La location è di impatto perché l’edificio è completamente ricoperto da un rampicante che in autunno assume suggestive sfumature rosso-arancioni e d’estate si colora di un brillante verde. Il ristorante si trova in una piazzetta affacciata su una distesa sconfinata di colline con vigneti e noccioleti.

L’interno è caratteristico con salette rivestite di mattoncini, tipici in quella zona, e una sala con le pareti ricoperte da scaffali di bottiglie di vini: si spazia dai grandi vini piemontesi ad una bellissima selezione di Champagne e spumanti piemontesi fino ad arrivare ad una interessante scelta di vini fermi esteri… per una appassionata di vino e sommelier come me…un vero paradiso!  

È presente, inoltre, una bella veranda luminosa che si affaccia sulla piazza e, durante la bella stagione, è possibile mangiare fuori ed ammirare la vista sulle colline.

Ma veniamo ai piatti. Qui, tradizione e innovazione si fondono in un equilibrio perfetto.

Non potevo non ordinare un must della cucina regionale ossia la carne cruda di fassona piemontese proposta in tre consistenze: la tradizionale battuta al coltello, in cubo e all’albese. Tutte e tre le versioni sono accompagnate da un giro di salsa al tuorlo d’uovo, indivia riccia e fiori e vinaigrette al limone. Veramente squisito!

A seguire ho assaggiato altri piatti tipici piemontesi. Su tutti, il tonno di coniglio: preparazione antica nata dall’esigenza di conservare il coniglio quando non esistevano ancora i frigoriferi. Il coniglio viene cotto con aromi e conservato sott’olio proprio come si fa con il tonno. Il coniglio era molto morbido e delicato, presentato sopra un letto di agretti ed insaporito da un’intrigante polvere di olive taggiasche.
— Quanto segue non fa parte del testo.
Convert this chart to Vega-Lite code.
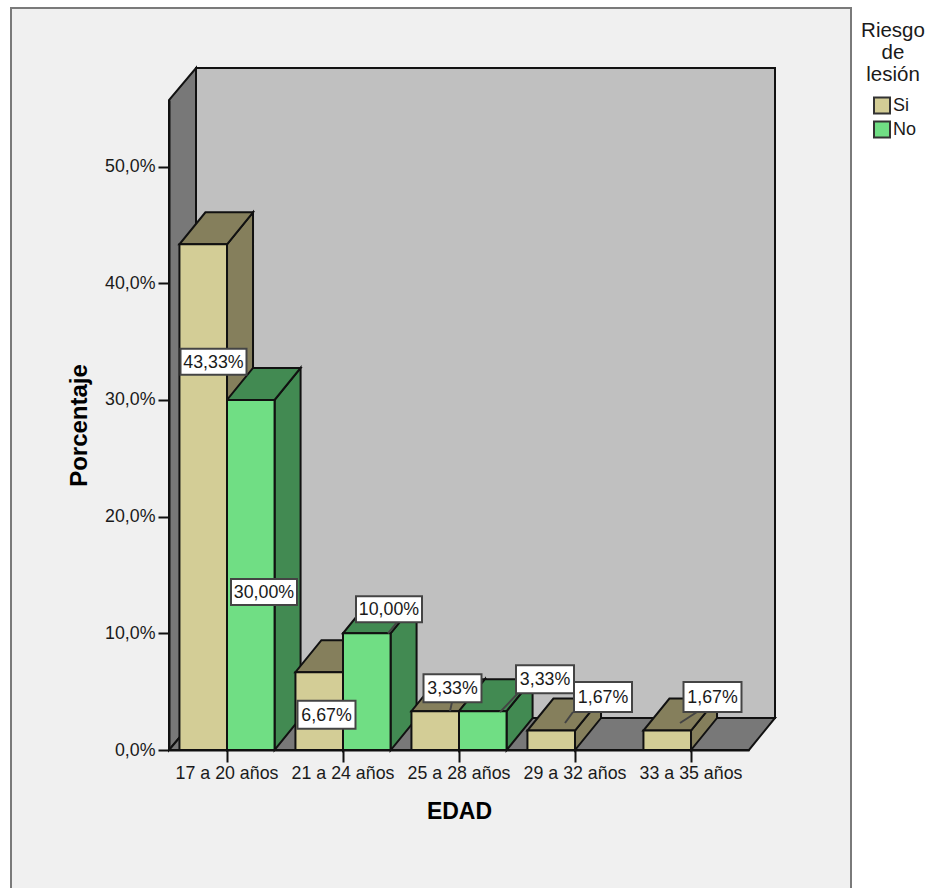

Altro piatto è stato un altro “classicone” piemontese: il vitello tonnato. Una carne rosa e tenera con una salsa tonnata leggermente più densa del solito e presentata come una pallina di gelato al centro del piatto. Davvero ottimo!

Non ho saputo resistere, inoltre, alla tentazione di un brasato al Barbaresco con un meraviglioso purè e verdure di stagione spadellate: carne tenerissima e davvero succulenta.

Dulcis in fundo, il bunet (o bonet). Il tradizionale budino al cacao ed amaretti, cotta in forno a bagnomaria. Delizioso!

Ad accompagnarmi in questo percorso di piatti ho scelto un Barbaresco DOCG della cantina Fontana Bianca annata 2019. La cantina, del territorio neivese, è a conduzione famigliare. La vinificazione di questo Barbaresco avviene in acciaio. In seguito, il vino sosta in botti grandi e barriques per circa 12/15 mesi. Di colore rosso porpora con leggere sfumature granate si apre su nuance fruttate di prugna ed amarena per poi evolvere su note speziate. Al sorso è caldo, elegante e armonico. I tannini sono presenti ma non invadenti. Il finale è ricco, lungo e persistente.

Oltre alla qualità dei piatti ho apprezzato molto il servizio, con un personale giovane, gentile e preparato.

Dopo aver visitato Neive, Grinzane Cavour merita sicuramente una tappa con il suo maestoso castello, nel quale è possibile visitare il Museo delle Langhe: interessantissimo percorso nella storia del territorio tra cucina, vino e non solo. All’interno del castello è presente anche l’Enoteca Regionale dove si può acquistare buon vino.

Consigliatissima è la rilassante passeggiata tra i vigneti intorno al castello con un percorso didattico sulla coltivazione della vite e dei vitigni locali. Una sorta di museo a cielo aperto, molto interessante ed esaustivo. Piacevoli le tavole con i disegni della potatura, della cura della vigna e dei grappoli.